Omdat mijn overtollige kilo's een beetje té overtollig begonnen te worden heb ik in november (of was het oktober?) besloten tot een wekelijkse sportbeoefening. Elke woensdagavond ga ik naar mijn oma om daar te eten en daarna een duik te wagen in de Kikvors, het plaatselijke overdekte zwembad. Woensdagavond is het ongeveer het enige moment in de week dat het voor mij goed uit komt, helaas is het dan vrij zwemmen. Vandaar dat het 5 December erg rustig was, en de eerste woensdag na het nieuwe jaar was een ramp.

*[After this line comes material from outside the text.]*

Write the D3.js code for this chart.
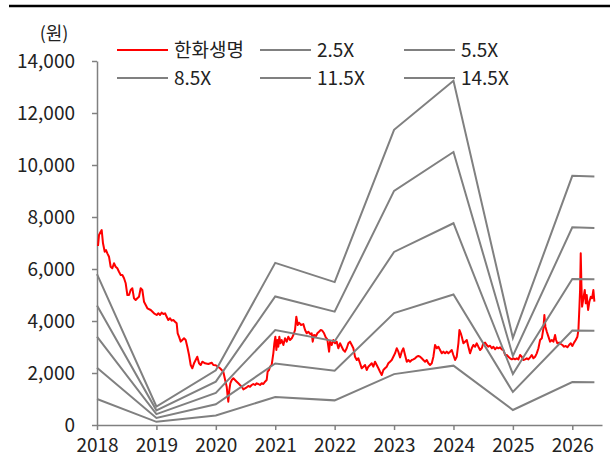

Het barstte van mensen die er nooit eerder waren geweest en er nu puur kwamen om hun "goede voornemens" gestand te doen. Veelal gezinnen met kinderen waardoor baantjes zwemmen niet mogelijk was aangezien de kinderen zowel de glijbaan als de springplank wilden gebruiken en de ouders langs de kant bleven praten.
Nu heb ik vakantie en kan ik elke maandag én woensdag overdag zwemmen, het is nu heerlijk rustig en terwijl ik in gedachten als Pieter van den Hoogenband door het water glij en in de werkelijkheid de vergelijking met het minder bedeelde neefje van Alfred Jodocus Kwak meer gestalte geef heb ik de tijd om op mijn omgeving te letten.
Hoe oud het zwembad is weet ik niet, maar wel behoorlijk oud. Door de met hout versierde hal waarin het bad zich bevind loopt een waterglijbaan met enkele "bloedstollende" bochten en dat is zonder twijfel de blikvanger van het binnenbad. Ook ik richt er mijn ogen op als ik mijzelf heb omgedraaid en wordt altijd overvallen door een gevoel van nostalgie. Op de gifgroene glijbaan zijn reclameteksten geplakt. Die zo oud zijn dat het telefoonnummer van de bedrijven nog slechts 9 cijfers kent. Altijd vraag ik mij af welk getal er ontbreekt. Verder zijn de reclameteksten voorzien van tenenkrommend oude spelling. Zo heeft Meijler Optiek: "Kontaktlenzen" en verkoopt Swart aan de Dorpsstraat: "Komplete Huisinrichting"
De echte blikvanger is de reclame voor een stoelenmatter. Ook een onderwerp uit het Land van Ooit. Vroeger kocht men stoelen, en als die kapot gingen dan werden ze vakkundig hersteld. Tegenwoordig gaat men naar de Ikea of de Kringloop. Deze stoelenmatter uit Woudrichem, met een telefoonnummer dat negen cijfers, heeft behalve een tekenend plaatje van een stoelenmatter een kort rijmpje wat ik elke keer weer moet lezen en altijd een glimlach op mijn gezicht weet te brengen;
"Stoelen repareren,
Dat is gewoon mijn baan.
Maar als ik ooit eens rijk word,
kijk ik geen stoel meer aan!
Behalve om op te zitten,
Lekker lui op m'n gemak.
Maar zolang ik nog niet rijk ben,
repareer ik, da's m'n vak."
Ik betwijfel of Pieter van den Hoogenband ooit zo'n versje heeft gelezen tijdens het trainen. En ik hoop dat de stoelenmatter zijn rijkdom heeft gevonden.